The attack on the media. The ongoing defense of the populist millionaire mogul who had "such a high opinion of himself that he thinks it’s acceptable to say anything to anyone.” Sound familiar?

Don't get confused, I'm talking about Italy, 2008. Americans made fun of us back then for the galvanizing appeal the billionaire media mogul’s simplified messages had. Because he was rich, "Many Italians were convinced that he would do for their country what he did for himself."  But he didn't. 

He left the country in shambles, looking only after himself. He governed for 9 years and was a prominent political leader for 19 years, 1994-to 2013. What finally got him out of politics (but only for 6 years, let's see what happens in 2019) was a tax evasion lawsuit. The many others (2,500 trial dates across 17 years as prime minister), distortion, corruption, prostitution of minors, could not. He had passed a law while in power that people in congress could not be persecuted and another law that people over seventy could not be locked up. So he's "paying" now with community service, while Italy stumbles to recover from 20 years of populism and a destroyed economy.

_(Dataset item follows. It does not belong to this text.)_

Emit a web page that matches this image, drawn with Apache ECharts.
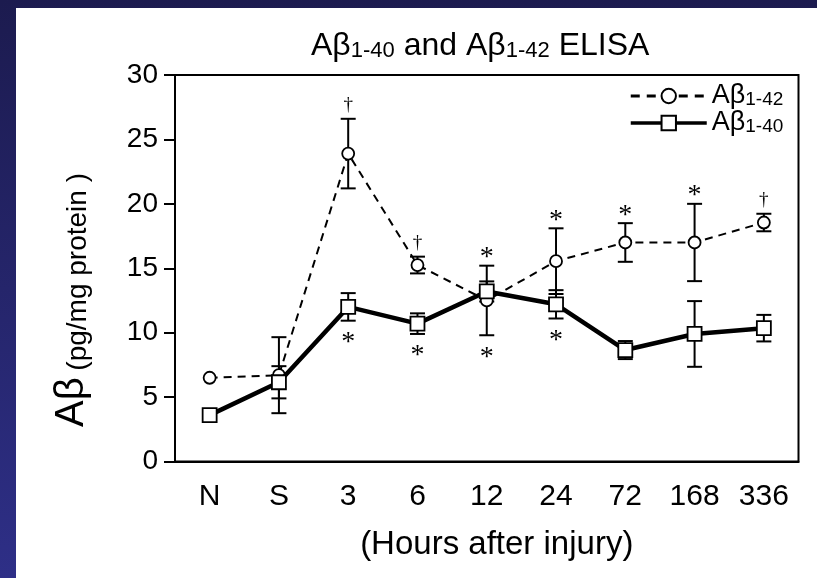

We have a lot to learn from Italy.

Back to the man in the pub.

“Where do you read your news from?” I asked

He mentioned a right-wing Italian local newspaper.

I struggle to empathize - to see where he is coming from. He does not know the USA context, he does read USA newspapers, he doesn't know any Black American people.

I taught him a few things about American history, the one-drop rule, ongoing discrimination, Black culture. By the end, I was offering him websites to read.

"You're in the context, you know so many things, I don't." He concluded. "I'd be curious to read different kind of news about America. Over here we always get the same crap…"

This conversation ended well. They don't always. I'll have to tell you about one gone bad sometime....

And while giving up on word-picking may not change your opponent's position, deep listening, just may. A new study says just that...there is hope after all!